Data items

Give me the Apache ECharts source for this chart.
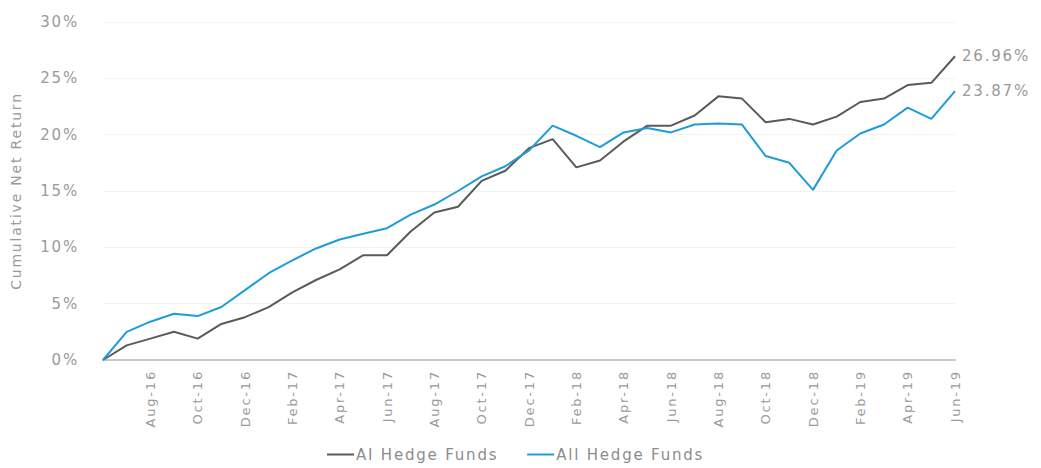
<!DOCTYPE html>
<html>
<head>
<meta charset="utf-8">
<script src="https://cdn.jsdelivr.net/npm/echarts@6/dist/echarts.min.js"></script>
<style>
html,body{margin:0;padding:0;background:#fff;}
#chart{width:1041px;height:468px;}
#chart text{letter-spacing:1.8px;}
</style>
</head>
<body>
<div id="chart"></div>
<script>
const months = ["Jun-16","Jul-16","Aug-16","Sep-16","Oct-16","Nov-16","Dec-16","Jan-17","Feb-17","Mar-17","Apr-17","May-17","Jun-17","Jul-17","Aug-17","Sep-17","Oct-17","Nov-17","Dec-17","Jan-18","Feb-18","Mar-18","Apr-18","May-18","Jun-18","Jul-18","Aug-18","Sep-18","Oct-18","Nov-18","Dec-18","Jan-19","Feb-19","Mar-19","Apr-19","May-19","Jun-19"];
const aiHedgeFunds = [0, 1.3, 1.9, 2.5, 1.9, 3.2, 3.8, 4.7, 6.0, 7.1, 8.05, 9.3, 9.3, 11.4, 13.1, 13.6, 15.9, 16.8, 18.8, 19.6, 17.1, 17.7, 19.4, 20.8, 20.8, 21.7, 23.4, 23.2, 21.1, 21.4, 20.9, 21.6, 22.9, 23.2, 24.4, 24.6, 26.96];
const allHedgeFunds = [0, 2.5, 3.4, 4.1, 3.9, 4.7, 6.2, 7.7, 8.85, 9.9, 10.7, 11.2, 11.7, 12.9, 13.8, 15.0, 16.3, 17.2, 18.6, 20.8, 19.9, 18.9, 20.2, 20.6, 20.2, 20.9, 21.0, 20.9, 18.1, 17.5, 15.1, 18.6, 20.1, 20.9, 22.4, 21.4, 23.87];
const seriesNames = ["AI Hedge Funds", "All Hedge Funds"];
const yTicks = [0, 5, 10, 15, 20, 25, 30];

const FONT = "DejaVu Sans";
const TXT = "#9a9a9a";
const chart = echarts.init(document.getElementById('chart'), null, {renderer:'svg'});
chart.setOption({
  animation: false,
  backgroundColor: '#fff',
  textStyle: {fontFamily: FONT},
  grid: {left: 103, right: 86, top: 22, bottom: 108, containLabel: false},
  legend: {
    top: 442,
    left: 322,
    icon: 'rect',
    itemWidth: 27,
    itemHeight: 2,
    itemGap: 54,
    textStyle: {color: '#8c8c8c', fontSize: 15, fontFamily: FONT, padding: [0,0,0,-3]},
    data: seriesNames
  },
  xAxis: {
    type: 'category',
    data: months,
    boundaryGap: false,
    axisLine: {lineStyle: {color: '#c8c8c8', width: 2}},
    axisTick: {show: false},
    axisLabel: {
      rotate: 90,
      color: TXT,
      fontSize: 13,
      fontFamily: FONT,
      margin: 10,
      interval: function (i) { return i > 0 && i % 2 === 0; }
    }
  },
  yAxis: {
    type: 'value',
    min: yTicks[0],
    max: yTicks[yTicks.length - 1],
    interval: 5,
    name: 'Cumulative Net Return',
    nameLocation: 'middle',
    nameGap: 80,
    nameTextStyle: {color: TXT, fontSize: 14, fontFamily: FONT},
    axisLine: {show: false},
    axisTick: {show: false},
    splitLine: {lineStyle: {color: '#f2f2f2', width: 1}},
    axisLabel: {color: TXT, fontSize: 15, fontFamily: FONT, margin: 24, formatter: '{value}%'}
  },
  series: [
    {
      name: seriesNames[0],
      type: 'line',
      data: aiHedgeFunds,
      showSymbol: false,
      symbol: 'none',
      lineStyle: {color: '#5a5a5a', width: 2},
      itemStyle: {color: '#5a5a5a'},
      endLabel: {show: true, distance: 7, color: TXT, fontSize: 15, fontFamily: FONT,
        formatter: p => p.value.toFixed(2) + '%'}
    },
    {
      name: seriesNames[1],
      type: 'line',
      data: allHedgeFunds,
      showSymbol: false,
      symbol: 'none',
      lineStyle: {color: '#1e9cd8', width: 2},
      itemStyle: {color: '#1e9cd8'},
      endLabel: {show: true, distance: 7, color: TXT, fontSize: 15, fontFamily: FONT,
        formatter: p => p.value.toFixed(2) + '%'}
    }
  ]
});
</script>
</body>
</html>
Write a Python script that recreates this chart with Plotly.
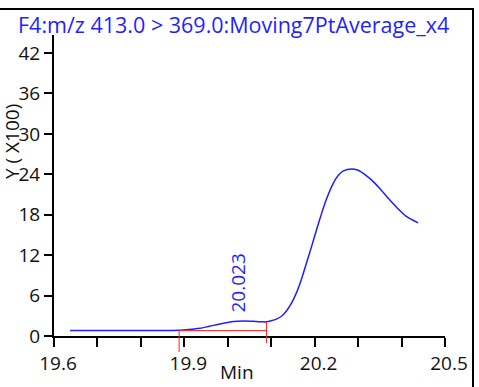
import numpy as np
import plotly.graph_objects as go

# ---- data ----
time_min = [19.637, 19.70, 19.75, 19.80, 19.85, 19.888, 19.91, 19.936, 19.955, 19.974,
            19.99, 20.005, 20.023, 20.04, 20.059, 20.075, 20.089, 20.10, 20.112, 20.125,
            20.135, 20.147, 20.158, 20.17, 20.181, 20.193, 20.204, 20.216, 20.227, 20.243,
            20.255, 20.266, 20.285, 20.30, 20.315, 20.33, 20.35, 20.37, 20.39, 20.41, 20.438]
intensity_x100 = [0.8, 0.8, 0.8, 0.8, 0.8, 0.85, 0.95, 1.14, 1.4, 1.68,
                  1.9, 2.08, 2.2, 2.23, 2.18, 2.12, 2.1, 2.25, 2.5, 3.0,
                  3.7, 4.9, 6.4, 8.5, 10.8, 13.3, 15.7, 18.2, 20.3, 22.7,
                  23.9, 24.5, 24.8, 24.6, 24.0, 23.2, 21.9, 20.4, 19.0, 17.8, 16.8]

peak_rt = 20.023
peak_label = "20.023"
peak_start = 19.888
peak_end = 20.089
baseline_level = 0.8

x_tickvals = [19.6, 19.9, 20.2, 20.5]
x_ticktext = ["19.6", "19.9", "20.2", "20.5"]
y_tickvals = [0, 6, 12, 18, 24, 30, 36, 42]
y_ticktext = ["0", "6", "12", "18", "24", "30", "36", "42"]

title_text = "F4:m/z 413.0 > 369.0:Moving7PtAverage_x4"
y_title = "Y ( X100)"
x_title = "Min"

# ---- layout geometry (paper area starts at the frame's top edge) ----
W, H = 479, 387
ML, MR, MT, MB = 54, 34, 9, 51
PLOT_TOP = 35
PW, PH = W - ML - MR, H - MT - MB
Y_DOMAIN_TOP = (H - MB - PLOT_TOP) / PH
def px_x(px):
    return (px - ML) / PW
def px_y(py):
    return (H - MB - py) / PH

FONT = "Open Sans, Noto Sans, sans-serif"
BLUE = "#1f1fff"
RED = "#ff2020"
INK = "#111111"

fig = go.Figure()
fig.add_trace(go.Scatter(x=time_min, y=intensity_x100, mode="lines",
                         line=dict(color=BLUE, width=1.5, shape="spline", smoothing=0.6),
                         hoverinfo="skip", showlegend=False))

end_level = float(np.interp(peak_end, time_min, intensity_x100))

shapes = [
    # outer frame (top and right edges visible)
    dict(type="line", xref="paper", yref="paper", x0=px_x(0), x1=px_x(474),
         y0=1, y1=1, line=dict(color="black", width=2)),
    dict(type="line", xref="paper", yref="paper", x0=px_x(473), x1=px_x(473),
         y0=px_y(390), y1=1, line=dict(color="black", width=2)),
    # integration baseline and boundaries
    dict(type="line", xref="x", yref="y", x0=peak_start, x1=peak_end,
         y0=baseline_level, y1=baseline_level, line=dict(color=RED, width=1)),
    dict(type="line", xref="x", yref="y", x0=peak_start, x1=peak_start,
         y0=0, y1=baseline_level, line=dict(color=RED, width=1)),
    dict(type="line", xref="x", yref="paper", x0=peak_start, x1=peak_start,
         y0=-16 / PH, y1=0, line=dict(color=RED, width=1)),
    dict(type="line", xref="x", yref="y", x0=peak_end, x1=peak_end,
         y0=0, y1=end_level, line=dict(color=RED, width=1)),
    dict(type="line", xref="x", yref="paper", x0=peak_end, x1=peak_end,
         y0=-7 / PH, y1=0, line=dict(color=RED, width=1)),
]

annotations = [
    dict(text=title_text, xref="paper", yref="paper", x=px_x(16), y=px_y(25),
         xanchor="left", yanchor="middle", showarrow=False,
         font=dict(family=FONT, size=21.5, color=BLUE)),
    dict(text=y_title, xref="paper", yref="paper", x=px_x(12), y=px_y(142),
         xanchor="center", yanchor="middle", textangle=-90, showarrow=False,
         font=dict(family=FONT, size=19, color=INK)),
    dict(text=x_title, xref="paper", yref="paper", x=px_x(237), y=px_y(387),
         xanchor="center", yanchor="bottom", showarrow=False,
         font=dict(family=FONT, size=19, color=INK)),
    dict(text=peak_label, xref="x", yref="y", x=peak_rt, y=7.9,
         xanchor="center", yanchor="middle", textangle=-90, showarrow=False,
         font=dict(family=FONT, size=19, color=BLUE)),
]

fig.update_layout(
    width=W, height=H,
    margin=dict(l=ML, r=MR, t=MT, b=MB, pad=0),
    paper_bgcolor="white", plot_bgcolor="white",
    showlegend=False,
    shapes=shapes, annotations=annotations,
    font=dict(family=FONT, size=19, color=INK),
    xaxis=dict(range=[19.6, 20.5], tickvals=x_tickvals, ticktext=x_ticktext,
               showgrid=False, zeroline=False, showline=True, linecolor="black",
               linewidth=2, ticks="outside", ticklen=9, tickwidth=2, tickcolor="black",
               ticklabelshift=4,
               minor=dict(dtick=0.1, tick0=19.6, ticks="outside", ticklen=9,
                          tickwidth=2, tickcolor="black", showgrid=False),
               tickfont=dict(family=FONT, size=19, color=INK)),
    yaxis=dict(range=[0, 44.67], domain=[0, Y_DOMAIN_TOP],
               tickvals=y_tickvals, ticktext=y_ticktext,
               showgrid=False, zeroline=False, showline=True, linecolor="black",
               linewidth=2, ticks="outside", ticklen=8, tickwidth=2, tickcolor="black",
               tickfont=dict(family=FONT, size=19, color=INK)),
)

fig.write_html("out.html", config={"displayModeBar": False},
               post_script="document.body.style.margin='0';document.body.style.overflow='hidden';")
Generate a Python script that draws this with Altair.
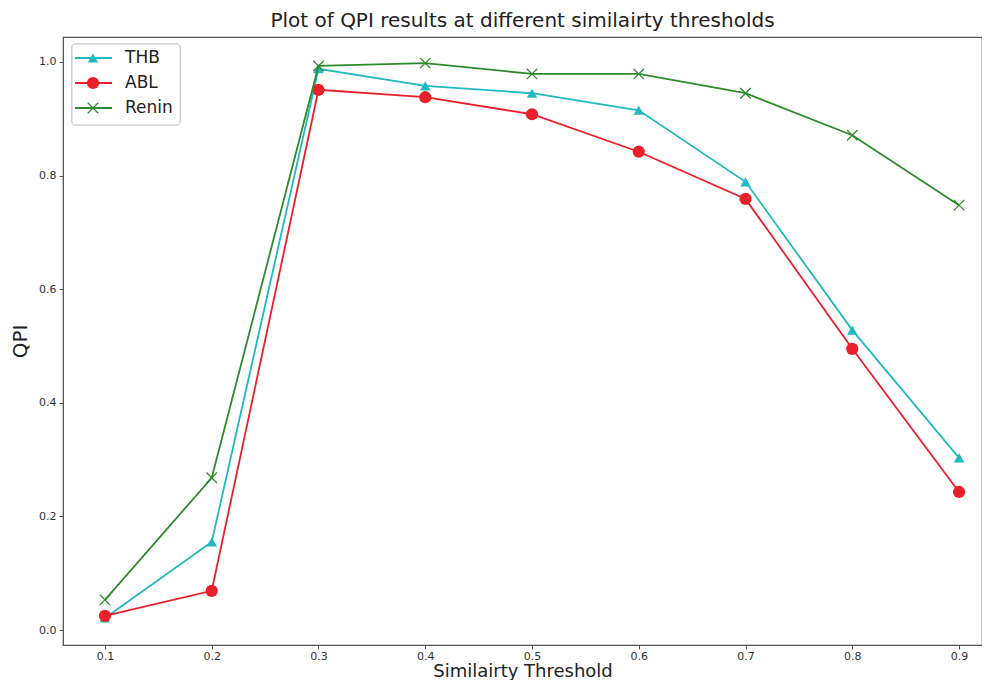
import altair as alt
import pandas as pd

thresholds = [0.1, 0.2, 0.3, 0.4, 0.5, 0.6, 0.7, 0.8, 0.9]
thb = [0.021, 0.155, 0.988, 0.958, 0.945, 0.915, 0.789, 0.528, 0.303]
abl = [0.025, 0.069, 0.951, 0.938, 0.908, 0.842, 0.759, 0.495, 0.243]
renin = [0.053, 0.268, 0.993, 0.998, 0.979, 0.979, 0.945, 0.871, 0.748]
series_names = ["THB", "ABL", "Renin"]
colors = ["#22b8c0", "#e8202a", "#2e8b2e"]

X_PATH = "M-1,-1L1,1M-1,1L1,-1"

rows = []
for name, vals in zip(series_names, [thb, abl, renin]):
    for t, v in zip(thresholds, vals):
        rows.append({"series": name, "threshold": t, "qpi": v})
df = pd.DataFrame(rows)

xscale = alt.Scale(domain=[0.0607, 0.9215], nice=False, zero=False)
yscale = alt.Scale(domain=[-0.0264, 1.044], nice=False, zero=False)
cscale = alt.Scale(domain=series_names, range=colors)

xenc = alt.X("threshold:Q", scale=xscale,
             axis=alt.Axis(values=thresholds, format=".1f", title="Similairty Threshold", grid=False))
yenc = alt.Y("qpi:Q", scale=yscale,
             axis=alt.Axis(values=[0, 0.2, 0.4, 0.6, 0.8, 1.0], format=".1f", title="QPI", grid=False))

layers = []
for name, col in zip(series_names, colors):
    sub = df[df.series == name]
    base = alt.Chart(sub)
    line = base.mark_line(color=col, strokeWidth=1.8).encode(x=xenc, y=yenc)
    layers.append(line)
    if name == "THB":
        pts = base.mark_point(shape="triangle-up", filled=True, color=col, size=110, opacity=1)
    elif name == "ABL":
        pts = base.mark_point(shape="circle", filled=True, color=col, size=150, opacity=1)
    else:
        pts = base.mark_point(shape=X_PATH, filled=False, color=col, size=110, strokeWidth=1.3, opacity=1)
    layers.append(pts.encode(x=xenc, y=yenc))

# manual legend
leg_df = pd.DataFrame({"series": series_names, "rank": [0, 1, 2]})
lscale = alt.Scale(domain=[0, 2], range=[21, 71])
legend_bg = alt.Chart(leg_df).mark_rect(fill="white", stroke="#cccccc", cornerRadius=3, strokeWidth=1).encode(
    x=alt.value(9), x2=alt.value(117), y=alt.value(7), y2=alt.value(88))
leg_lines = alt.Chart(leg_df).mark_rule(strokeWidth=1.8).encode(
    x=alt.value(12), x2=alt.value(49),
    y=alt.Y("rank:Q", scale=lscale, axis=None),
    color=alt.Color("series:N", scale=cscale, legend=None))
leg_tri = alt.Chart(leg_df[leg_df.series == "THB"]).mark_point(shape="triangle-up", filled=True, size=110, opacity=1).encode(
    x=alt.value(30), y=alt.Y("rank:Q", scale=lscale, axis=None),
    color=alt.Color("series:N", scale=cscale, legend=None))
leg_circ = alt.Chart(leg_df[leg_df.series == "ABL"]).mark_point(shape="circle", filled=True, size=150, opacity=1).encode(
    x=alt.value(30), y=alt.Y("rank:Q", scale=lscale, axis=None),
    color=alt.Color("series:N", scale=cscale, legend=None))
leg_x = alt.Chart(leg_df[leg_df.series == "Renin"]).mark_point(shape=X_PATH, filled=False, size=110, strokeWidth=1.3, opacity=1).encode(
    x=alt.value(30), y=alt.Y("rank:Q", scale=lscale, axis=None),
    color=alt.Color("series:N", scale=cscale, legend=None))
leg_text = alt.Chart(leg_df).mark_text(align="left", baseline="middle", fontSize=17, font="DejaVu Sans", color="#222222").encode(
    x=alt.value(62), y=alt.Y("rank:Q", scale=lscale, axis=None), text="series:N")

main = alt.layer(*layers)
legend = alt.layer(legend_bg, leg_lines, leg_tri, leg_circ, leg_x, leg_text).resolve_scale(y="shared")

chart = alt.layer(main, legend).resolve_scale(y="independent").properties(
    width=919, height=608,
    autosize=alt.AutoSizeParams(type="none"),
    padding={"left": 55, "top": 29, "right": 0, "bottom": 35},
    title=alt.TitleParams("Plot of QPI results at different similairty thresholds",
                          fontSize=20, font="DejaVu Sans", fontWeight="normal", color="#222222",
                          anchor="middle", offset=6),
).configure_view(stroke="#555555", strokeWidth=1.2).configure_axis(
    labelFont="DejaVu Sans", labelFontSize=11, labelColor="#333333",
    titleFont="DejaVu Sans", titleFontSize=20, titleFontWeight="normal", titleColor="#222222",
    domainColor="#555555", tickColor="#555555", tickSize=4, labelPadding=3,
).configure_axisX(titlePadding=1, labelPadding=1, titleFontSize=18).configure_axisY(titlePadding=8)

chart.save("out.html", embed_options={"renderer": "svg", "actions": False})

- _WHAT YOU WILL DO_
Pictures do not belong in the copy. Repeat only the lines from the top of the records through the line containing "const yTicks = [0, 5, 10, 15, 20, 25, 30];".

- _EXPECTED ANSWER_
Give me the Apache ECharts source for this chart.
<!DOCTYPE html>
<html>
<head>
<meta charset="utf-8">
<script src="https://cdn.jsdelivr.net/npm/echarts@6/dist/echarts.min.js"></script>
<style>
html,body{margin:0;padding:0;background:#fff;}
#chart{width:1041px;height:468px;}
#chart text{letter-spacing:1.8px;}
</style>
</head>
<body>
<div id="chart"></div>
<script>
const months = ["Jun-16","Jul-16","Aug-16","Sep-16","Oct-16","Nov-16","Dec-16","Jan-17","Feb-17","Mar-17","Apr-17","May-17","Jun-17","Jul-17","Aug-17","Sep-17","Oct-17","Nov-17","Dec-17","Jan-18","Feb-18","Mar-18","Apr-18","May-18","Jun-18","Jul-18","Aug-18","Sep-18","Oct-18","Nov-18","Dec-18","Jan-19","Feb-19","Mar-19","Apr-19","May-19","Jun-19"];
const aiHedgeFunds = [0, 1.3, 1.9, 2.5, 1.9, 3.2, 3.8, 4.7, 6.0, 7.1, 8.05, 9.3, 9.3, 11.4, 13.1, 13.6, 15.9, 16.8, 18.8, 19.6, 17.1, 17.7, 19.4, 20.8, 20.8, 21.7, 23.4, 23.2, 21.1, 21.4, 20.9, 21.6, 22.9, 23.2, 24.4, 24.6, 26.96];
const allHedgeFunds = [0, 2.5, 3.4, 4.1, 3.9, 4.7, 6.2, 7.7, 8.85, 9.9, 10.7, 11.2, 11.7, 12.9, 13.8, 15.0, 16.3, 17.2, 18.6, 20.8, 19.9, 18.9, 20.2, 20.6, 20.2, 20.9, 21.0, 20.9, 18.1, 17.5, 15.1, 18.6, 20.1, 20.9, 22.4, 21.4, 23.87];
const seriesNames = ["AI Hedge Funds", "All Hedge Funds"];
const yTicks = [0, 5, 10, 15, 20, 25, 30];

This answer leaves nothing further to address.